INFORMATION PROVIDED start
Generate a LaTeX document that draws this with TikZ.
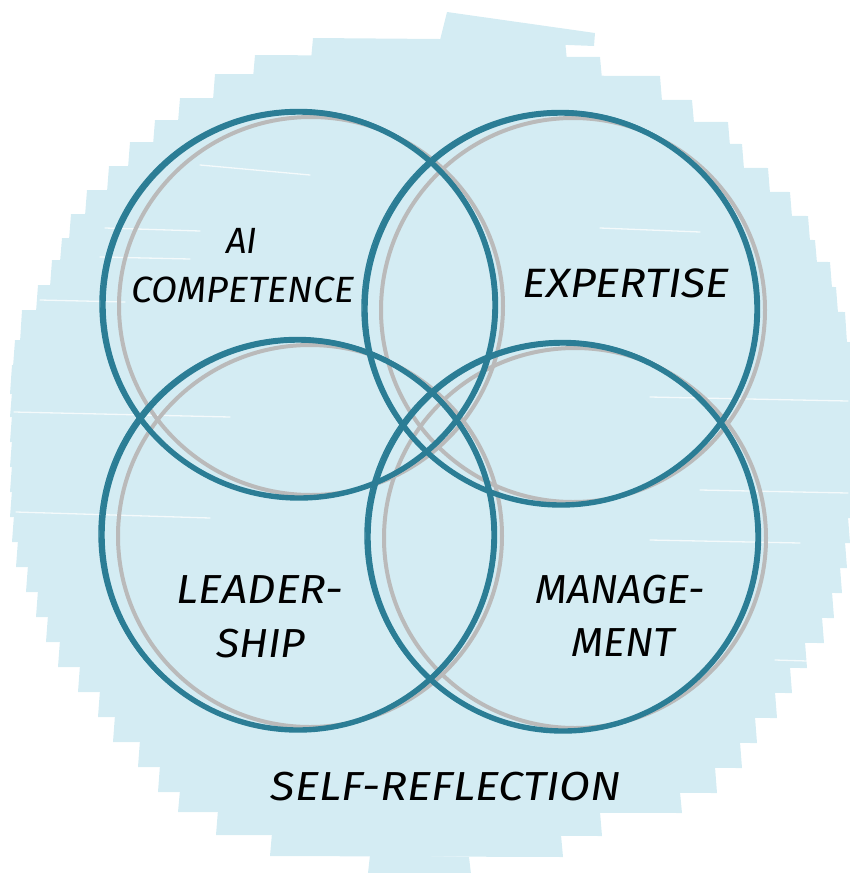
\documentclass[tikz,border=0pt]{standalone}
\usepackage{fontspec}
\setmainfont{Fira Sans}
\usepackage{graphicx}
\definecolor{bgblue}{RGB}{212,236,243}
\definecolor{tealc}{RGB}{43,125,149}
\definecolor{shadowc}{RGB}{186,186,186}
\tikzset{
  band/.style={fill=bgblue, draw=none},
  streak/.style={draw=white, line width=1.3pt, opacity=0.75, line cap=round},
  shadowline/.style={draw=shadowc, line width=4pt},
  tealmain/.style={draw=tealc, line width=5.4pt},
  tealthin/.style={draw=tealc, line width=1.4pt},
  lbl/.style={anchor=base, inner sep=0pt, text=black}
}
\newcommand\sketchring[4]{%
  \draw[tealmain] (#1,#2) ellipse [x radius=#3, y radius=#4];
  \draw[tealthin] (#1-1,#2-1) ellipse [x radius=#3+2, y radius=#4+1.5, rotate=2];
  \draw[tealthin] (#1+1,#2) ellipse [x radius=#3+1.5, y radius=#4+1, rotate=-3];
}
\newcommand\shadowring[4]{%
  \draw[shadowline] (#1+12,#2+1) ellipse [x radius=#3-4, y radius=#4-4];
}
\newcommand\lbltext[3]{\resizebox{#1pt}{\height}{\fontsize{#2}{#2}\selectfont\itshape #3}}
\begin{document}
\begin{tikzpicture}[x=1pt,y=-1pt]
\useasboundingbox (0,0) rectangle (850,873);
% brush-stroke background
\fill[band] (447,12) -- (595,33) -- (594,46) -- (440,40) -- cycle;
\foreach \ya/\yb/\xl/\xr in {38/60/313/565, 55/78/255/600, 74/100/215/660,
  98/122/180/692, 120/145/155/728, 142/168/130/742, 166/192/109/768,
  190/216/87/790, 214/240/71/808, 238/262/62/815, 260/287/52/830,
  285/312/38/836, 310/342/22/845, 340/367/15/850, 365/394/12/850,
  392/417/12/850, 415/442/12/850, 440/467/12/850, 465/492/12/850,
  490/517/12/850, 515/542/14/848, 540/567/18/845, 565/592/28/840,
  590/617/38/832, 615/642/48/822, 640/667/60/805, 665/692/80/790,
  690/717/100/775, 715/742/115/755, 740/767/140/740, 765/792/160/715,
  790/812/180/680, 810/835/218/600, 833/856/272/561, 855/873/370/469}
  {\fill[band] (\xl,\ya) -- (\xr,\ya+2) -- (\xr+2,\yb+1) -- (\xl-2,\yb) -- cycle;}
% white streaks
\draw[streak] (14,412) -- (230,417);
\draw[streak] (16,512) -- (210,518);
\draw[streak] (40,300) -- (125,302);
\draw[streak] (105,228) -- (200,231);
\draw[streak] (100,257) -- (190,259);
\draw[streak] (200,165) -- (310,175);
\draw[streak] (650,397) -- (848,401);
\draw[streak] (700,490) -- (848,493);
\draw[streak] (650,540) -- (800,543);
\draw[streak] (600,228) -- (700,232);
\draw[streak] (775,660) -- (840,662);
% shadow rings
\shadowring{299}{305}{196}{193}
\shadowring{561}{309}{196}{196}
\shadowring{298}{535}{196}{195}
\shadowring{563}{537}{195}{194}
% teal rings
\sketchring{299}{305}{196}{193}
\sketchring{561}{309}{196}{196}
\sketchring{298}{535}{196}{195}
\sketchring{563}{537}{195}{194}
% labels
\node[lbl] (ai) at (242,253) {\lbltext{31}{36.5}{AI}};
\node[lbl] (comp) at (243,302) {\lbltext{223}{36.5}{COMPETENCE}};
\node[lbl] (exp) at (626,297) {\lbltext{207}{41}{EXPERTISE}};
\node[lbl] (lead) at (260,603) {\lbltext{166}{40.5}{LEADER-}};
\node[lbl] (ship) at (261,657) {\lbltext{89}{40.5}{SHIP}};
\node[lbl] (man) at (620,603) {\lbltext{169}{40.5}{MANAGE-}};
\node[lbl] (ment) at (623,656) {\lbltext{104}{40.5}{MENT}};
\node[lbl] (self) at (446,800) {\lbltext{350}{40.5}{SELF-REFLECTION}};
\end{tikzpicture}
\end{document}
INFORMATION PROVIDED end
| THE REQUEST |
From the listing, extract all text exactly as given and drop any picture.

| EXERCISE RESULT |
Generate a LaTeX document that draws this with TikZ.
\documentclass[tikz,border=0pt]{standalone}
\usepackage{fontspec}
\setmainfont{Fira Sans}
\usepackage{graphicx}
\definecolor{bgblue}{RGB}{212,236,243}
\definecolor{tealc}{RGB}{43,125,149}
\definecolor{shadowc}{RGB}{186,186,186}
\tikzset{
  band/.style={fill=bgblue, draw=none},
  streak/.style={draw=white, line width=1.3pt, opacity=0.75, line cap=round},
  shadowline/.style={draw=shadowc, line width=4pt},
  tealmain/.style={draw=tealc, line width=5.4pt},
  tealthin/.style={draw=tealc, line width=1.4pt},
  lbl/.style={anchor=base, inner sep=0pt, text=black}
}
\newcommand\sketchring[4]{%
  \draw[tealmain] (#1,#2) ellipse [x radius=#3, y radius=#4];
  \draw[tealthin] (#1-1,#2-1) ellipse [x radius=#3+2, y radius=#4+1.5, rotate=2];
  \draw[tealthin] (#1+1,#2) ellipse [x radius=#3+1.5, y radius=#4+1, rotate=-3];
}
\newcommand\shadowring[4]{%
  \draw[shadowline] (#1+12,#2+1) ellipse [x radius=#3-4, y radius=#4-4];
}
\newcommand\lbltext[3]{\resizebox{#1pt}{\height}{\fontsize{#2}{#2}\selectfont\itshape #3}}
\begin{document}
\begin{tikzpicture}[x=1pt,y=-1pt]
\useasboundingbox (0,0) rectangle (850,873);
% brush-stroke background
\fill[band] (447,12) -- (595,33) -- (594,46) -- (440,40) -- cycle;
\foreach \ya/\yb/\xl/\xr in {38/60/313/565, 55/78/255/600, 74/100/215/660,
  98/122/180/692, 120/145/155/728, 142/168/130/742, 166/192/109/768,
  190/216/87/790, 214/240/71/808, 238/262/62/815, 260/287/52/830,
  285/312/38/836, 310/342/22/845, 340/367/15/850, 365/394/12/850,
  392/417/12/850, 415/442/12/850, 440/467/12/850, 465/492/12/850,
  490/517/12/850, 515/542/14/848, 540/567/18/845, 565/592/28/840,
  590/617/38/832, 615/642/48/822, 640/667/60/805, 665/692/80/790,
  690/717/100/775, 715/742/115/755, 740/767/140/740, 765/792/160/715,
  790/812/180/680, 810/835/218/600, 833/856/272/561, 855/873/370/469}
  {\fill[band] (\xl,\ya) -- (\xr,\ya+2) -- (\xr+2,\yb+1) -- (\xl-2,\yb) -- cycle;}
% white streaks
\draw[streak] (14,412) -- (230,417);
\draw[streak] (16,512) -- (210,518);
\draw[streak] (40,300) -- (125,302);
\draw[streak] (105,228) -- (200,231);
\draw[streak] (100,257) -- (190,259);
\draw[streak] (200,165) -- (310,175);
\draw[streak] (650,397) -- (848,401);
\draw[streak] (700,490) -- (848,493);
\draw[streak] (650,540) -- (800,543);
\draw[streak] (600,228) -- (700,232);
\draw[streak] (775,660) -- (840,662);
% shadow rings
\shadowring{299}{305}{196}{193}
\shadowring{561}{309}{196}{196}
\shadowring{298}{535}{196}{195}
\shadowring{563}{537}{195}{194}
% teal rings
\sketchring{299}{305}{196}{193}
\sketchring{561}{309}{196}{196}
\sketchring{298}{535}{196}{195}
\sketchring{563}{537}{195}{194}
% labels
\node[lbl] (ai) at (242,253) {\lbltext{31}{36.5}{AI}};
\node[lbl] (comp) at (243,302) {\lbltext{223}{36.5}{COMPETENCE}};
\node[lbl] (exp) at (626,297) {\lbltext{207}{41}{EXPERTISE}};
\node[lbl] (lead) at (260,603) {\lbltext{166}{40.5}{LEADER-}};
\node[lbl] (ship) at (261,657) {\lbltext{89}{40.5}{SHIP}};
\node[lbl] (man) at (620,603) {\lbltext{169}{40.5}{MANAGE-}};
\node[lbl] (ment) at (623,656) {\lbltext{104}{40.5}{MENT}};
\node[lbl] (self) at (446,800) {\lbltext{350}{40.5}{SELF-REFLECTION}};
\end{tikzpicture}
\end{document}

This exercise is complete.